No rigid rules, labels or dogmas.... just REAL food, for your body, mind & soul!
Hello Everyone - Michelle K here - full of raw energy today and so excited to be back here with you again guest hosting another episode of Foodie Friday. It is all about the carrot this week inspired by a random memory of a line from an old movie. Really it is always about carrots in my house because I use them for so many dishes and snacks and my kids eat them all the time. Today I am making one of my favorite Raw Soups, which is perfect for the winter as well as those of you who are currently in cleansing mode. I have had a scrap of paper with this recipe on it for years, I am not as organized I would like to be with my recipes, oh well. I am not sure who if anyone to credit for this recipe as I only have a list of ingredients, I do not claim it as my original although I am sure I changed it up over the years.
Eating clean is simple and can be filling when done with a few perfect ingredients. This soup is one of those one dish wonders that can be a whole meal on it's own or is a fantastic compliment to other simple raw foods.
I am huge on using as much of your produce as possible. With a bit of willingness to play with your food you can take what looks like scraps and create a very edible and delicious munchy. I hope you enjoy these recipes and find them to be a great addition to your own collection of recipes.
1 cup fresh carrot Juice
1/2 ripe avocado
1/2 tablespoon curry powder
1/2 tablespoon fresh ginger (minced)
1 small clove garlic
Blend all ingredients until creamy, enjoy.
Carrot Flat Bread
1 cup of carrot pulp
1 large clove garlic
1 tablespoon Nama Shoyu (or coconut aminos, tamari, etc.)
1/2 large red bell pepper
1/4 cup pure water
1/2 teaspoon white pepper
3/4 cup ground flax seeds
Liquefy the red bell pepper and water in a blender. Add remaining ingredients except the Flax.

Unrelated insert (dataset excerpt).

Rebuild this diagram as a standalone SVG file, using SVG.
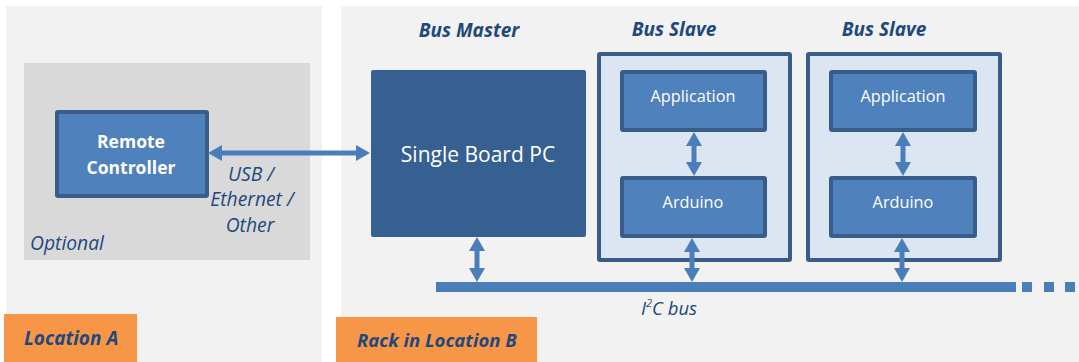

Once blended together stir in the flax meal. Spread batter onto a non-stick lined dehydrator tray and set your machine to 110degrees. Dehydrate for 2 & 1/2 hours, take out and flip over, peeling away the non-stick sheet. Continue drying for another 1 & 1/2 to 2 hours for a flexible wrap or several more hours for a crisper cracker/chip consistency.
Spiralizer for the carrots! *Duh* moment for me, LOL. I stand there and use a peeler to do the same thing that took you all of 2 min I'm sure. Love the carrot shreds in my...eehh uum... your, lol spring rolls. Neva again, hehe.
Thanks Michelle, looks yummmzy and sooo simple. Guess what's for lunch? :)
Another great recipe to try this weekend. Thanks Michelle!
Can't wait until I get my dehydrator.....one day soon.
Thank you for showing a way to get the most from your produce. What a great use of the carrot pulp!
Neat video and explanation of using everything and step by step directions and actually showing me her doing it...since I am still a little overwhelmed with the use of the raw tools in the kitchen.